**DATA LINES**
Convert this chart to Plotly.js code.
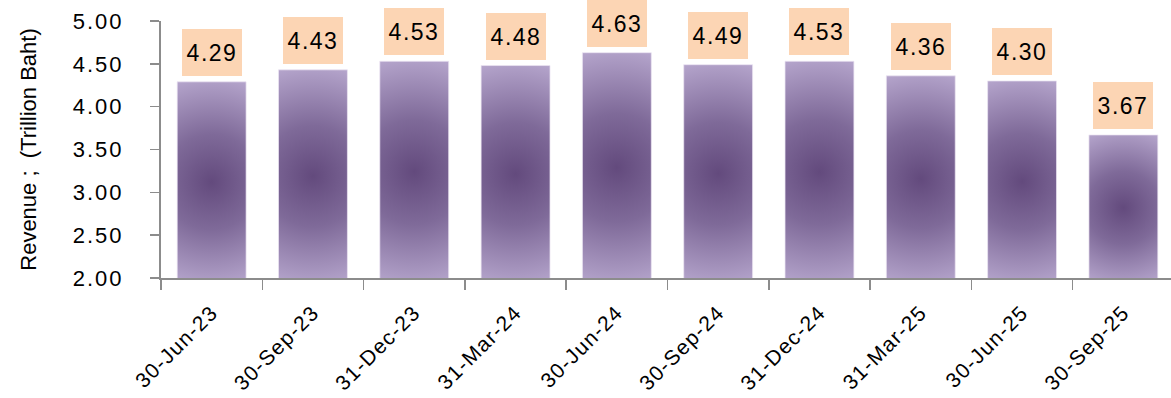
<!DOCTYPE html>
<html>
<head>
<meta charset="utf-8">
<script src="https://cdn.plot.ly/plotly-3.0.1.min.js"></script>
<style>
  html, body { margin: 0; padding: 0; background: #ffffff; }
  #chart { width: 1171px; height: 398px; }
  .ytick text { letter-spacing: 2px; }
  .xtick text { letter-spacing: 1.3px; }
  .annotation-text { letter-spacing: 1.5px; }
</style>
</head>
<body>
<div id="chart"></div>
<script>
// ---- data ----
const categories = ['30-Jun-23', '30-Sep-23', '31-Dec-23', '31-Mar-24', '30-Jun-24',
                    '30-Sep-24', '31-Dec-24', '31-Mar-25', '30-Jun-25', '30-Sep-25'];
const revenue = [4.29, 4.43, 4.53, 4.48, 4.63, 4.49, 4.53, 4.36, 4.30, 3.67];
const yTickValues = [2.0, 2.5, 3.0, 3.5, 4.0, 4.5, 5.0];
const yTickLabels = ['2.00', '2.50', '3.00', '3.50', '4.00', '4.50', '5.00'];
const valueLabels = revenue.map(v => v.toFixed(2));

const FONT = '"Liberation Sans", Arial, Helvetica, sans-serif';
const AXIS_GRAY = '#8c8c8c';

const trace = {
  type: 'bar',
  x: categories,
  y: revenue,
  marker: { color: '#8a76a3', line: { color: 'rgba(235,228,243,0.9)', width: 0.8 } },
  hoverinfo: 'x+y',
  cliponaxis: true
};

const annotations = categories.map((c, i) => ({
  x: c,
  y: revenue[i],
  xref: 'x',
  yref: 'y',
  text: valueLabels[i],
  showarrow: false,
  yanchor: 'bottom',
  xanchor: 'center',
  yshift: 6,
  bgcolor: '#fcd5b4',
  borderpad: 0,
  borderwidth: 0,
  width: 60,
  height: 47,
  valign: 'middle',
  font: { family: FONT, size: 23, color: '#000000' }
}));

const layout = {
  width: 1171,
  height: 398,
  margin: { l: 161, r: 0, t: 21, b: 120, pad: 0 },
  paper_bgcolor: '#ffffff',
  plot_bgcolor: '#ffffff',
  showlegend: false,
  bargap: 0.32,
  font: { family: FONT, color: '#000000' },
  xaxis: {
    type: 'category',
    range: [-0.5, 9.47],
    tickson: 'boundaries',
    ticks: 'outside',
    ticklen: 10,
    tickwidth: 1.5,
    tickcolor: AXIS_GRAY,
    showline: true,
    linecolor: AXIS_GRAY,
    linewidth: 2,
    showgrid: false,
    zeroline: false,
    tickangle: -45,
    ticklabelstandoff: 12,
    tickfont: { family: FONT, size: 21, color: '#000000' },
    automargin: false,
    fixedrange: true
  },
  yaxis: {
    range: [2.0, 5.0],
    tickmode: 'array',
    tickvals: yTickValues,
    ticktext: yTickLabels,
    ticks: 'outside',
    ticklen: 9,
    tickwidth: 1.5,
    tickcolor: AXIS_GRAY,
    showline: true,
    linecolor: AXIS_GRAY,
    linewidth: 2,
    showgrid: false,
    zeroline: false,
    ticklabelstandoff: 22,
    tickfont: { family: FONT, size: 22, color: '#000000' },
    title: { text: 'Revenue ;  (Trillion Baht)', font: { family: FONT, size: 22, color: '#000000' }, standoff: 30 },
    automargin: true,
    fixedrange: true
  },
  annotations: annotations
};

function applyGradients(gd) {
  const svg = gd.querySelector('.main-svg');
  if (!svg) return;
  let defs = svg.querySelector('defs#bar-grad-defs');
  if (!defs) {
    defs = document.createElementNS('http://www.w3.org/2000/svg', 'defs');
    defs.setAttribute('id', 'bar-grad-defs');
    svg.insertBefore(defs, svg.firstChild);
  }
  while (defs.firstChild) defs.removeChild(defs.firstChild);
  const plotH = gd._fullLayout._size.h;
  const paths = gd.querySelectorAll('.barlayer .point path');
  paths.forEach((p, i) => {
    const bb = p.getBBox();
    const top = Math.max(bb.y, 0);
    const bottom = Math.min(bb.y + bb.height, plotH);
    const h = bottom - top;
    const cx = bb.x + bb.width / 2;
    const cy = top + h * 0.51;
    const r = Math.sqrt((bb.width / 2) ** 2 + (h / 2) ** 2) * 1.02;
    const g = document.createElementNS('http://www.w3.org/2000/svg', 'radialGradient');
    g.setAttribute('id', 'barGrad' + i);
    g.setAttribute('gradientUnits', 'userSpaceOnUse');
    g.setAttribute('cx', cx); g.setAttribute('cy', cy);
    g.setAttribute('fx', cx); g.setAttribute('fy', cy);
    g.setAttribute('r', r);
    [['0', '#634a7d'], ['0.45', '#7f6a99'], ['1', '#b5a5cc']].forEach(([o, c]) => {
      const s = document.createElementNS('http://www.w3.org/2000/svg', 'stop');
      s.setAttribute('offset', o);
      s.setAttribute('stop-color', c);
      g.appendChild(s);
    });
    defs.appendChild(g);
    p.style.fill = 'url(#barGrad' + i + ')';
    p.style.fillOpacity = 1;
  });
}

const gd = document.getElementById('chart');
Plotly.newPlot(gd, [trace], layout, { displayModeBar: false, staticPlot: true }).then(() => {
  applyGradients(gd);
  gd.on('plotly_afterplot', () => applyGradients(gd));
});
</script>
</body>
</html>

**INSTRUCTIONS TO FOLLOW**
Copy out every line of the material above exactly, skipping the pictures.

**RESULT**
Convert this chart to Plotly.js code.
<!DOCTYPE html>
<html>
<head>
<meta charset="utf-8">
<script src="https://cdn.plot.ly/plotly-3.0.1.min.js"></script>
<style>
  html, body { margin: 0; padding: 0; background: #ffffff; }
  #chart { width: 1171px; height: 398px; }
  .ytick text { letter-spacing: 2px; }
  .xtick text { letter-spacing: 1.3px; }
  .annotation-text { letter-spacing: 1.5px; }
</style>
</head>
<body>
<div id="chart"></div>
<script>
// ---- data ----
const categories = ['30-Jun-23', '30-Sep-23', '31-Dec-23', '31-Mar-24', '30-Jun-24',
                    '30-Sep-24', '31-Dec-24', '31-Mar-25', '30-Jun-25', '30-Sep-25'];
const revenue = [4.29, 4.43, 4.53, 4.48, 4.63, 4.49, 4.53, 4.36, 4.30, 3.67];
const yTickValues = [2.0, 2.5, 3.0, 3.5, 4.0, 4.5, 5.0];
const yTickLabels = ['2.00', '2.50', '3.00', '3.50', '4.00', '4.50', '5.00'];
const valueLabels = revenue.map(v => v.toFixed(2));

const FONT = '"Liberation Sans", Arial, Helvetica, sans-serif';
const AXIS_GRAY = '#8c8c8c';

const trace = {
  type: 'bar',
  x: categories,
  y: revenue,
  marker: { color: '#8a76a3', line: { color: 'rgba(235,228,243,0.9)', width: 0.8 } },
  hoverinfo: 'x+y',
  cliponaxis: true
};

const annotations = categories.map((c, i) => ({
  x: c,
  y: revenue[i],
  xref: 'x',
  yref: 'y',
  text: valueLabels[i],
  showarrow: false,
  yanchor: 'bottom',
  xanchor: 'center',
  yshift: 6,
  bgcolor: '#fcd5b4',
  borderpad: 0,
  borderwidth: 0,
  width: 60,
  height: 47,
  valign: 'middle',
  font: { family: FONT, size: 23, color: '#000000' }
}));

const layout = {
  width: 1171,
  height: 398,
  margin: { l: 161, r: 0, t: 21, b: 120, pad: 0 },
  paper_bgcolor: '#ffffff',
  plot_bgcolor: '#ffffff',
  showlegend: false,
  bargap: 0.32,
  font: { family: FONT, color: '#000000' },
  xaxis: {
    type: 'category',
    range: [-0.5, 9.47],
    tickson: 'boundaries',
    ticks: 'outside',
    ticklen: 10,
    tickwidth: 1.5,
    tickcolor: AXIS_GRAY,
    showline: true,
    linecolor: AXIS_GRAY,
    linewidth: 2,
    showgrid: false,
    zeroline: false,
    tickangle: -45,
    ticklabelstandoff: 12,
    tickfont: { family: FONT, size: 21, color: '#000000' },
    automargin: false,
    fixedrange: true
  },
  yaxis: {
    range: [2.0, 5.0],
    tickmode: 'array',
    tickvals: yTickValues,
    ticktext: yTickLabels,
    ticks: 'outside',
    ticklen: 9,
    tickwidth: 1.5,
    tickcolor: AXIS_GRAY,
    showline: true,
    linecolor: AXIS_GRAY,
    linewidth: 2,
    showgrid: false,
    zeroline: false,
    ticklabelstandoff: 22,
    tickfont: { family: FONT, size: 22, color: '#000000' },
    title: { text: 'Revenue ;  (Trillion Baht)', font: { family: FONT, size: 22, color: '#000000' }, standoff: 30 },
    automargin: true,
    fixedrange: true
  },
  annotations: annotations
};

function applyGradients(gd) {
  const svg = gd.querySelector('.main-svg');
  if (!svg) return;
  let defs = svg.querySelector('defs#bar-grad-defs');
  if (!defs) {
    defs = document.createElementNS('http://www.w3.org/2000/svg', 'defs');
    defs.setAttribute('id', 'bar-grad-defs');
    svg.insertBefore(defs, svg.firstChild);
  }
  while (defs.firstChild) defs.removeChild(defs.firstChild);
  const plotH = gd._fullLayout._size.h;
  const paths = gd.querySelectorAll('.barlayer .point path');
  paths.forEach((p, i) => {
    const bb = p.getBBox();
    const top = Math.max(bb.y, 0);
    const bottom = Math.min(bb.y + bb.height, plotH);
    const h = bottom - top;
    const cx = bb.x + bb.width / 2;
    const cy = top + h * 0.51;
    const r = Math.sqrt((bb.width / 2) ** 2 + (h / 2) ** 2) * 1.02;
    const g = document.createElementNS('http://www.w3.org/2000/svg', 'radialGradient');
    g.setAttribute('id', 'barGrad' + i);
    g.setAttribute('gradientUnits', 'userSpaceOnUse');
    g.setAttribute('cx', cx); g.setAttribute('cy', cy);
    g.setAttribute('fx', cx); g.setAttribute('fy', cy);
    g.setAttribute('r', r);
    [['0', '#634a7d'], ['0.45', '#7f6a99'], ['1', '#b5a5cc']].forEach(([o, c]) => {
      const s = document.createElementNS('http://www.w3.org/2000/svg', 'stop');
      s.setAttribute('offset', o);
      s.setAttribute('stop-color', c);
      g.appendChild(s);
    });
    defs.appendChild(g);
    p.style.fill = 'url(#barGrad' + i + ')';
    p.style.fillOpacity = 1;
  });
}

const gd = document.getElementById('chart');
Plotly.newPlot(gd, [trace], layout, { displayModeBar: false, staticPlot: true }).then(() => {
  applyGradients(gd);
  gd.on('plotly_afterplot', () => applyGradients(gd));
});
</script>
</body>
</html>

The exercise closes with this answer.